Every system that touches your data is listed in the Data Processing Agreement. The short list:

  • Cloud infrastructure provider — regional storage, compute for matching workers, managed database, and AI model hosting.
  • Vercel — static hosting and edge functions for the marketing site and app UI. No customer data touches Vercel.
  • Stripe — payments. Card details never reach our systems; Stripe is our SOC-2 Type II payments processor.

No analytics provider has access to customer-data pages. Analytics is limited to marketing pages.

Audit logging

Every significant action is logged:

  • Authentication events (sign-in, sign-out, password change, failed attempts)
  • Match runs (started, completed, failed)
  • Export and share-link creation
  • Team member invite, role change, removal
  • Subscription changes

Logs are retained per tier:

  • Free, Starter: 30 days
  • Pro: 90 days
  • Business: 1 year
  • Enterprise: configurable

Logs are accessible via the admin audit view on Business+; lower tiers can request log extracts via support.

What breaks the boundary

Two things require explicit customer action:

  1. Shared links — you voluntarily share a tokenized URL to a report. Anyone with the URL can see what you shared, subject to the share configuration (password, expiration, export permission). See Sharing reports.
  2. Exports — you download your data to your own device. What happens to it from there is outside our control.
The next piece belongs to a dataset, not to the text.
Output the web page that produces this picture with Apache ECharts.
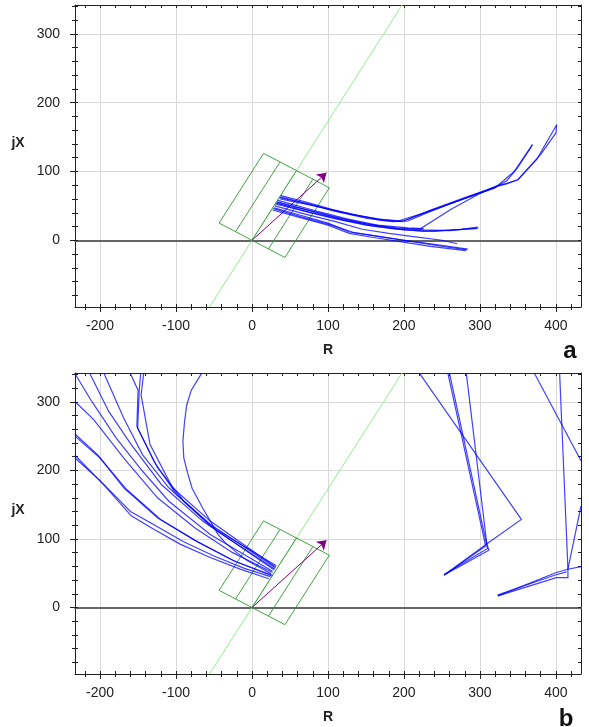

Both are deliberate user actions; neither bypasses the PII-free database or AI boundary at rest.

Incident response

If a security incident affects customer data:

  • We notify affected customers within 72 hours (per GDPR Article 33)
  • We provide an incident report detailing what happened, what was affected, and remediation
  • We cooperate with any required regulatory disclosures

See security.txt for vulnerability reporting.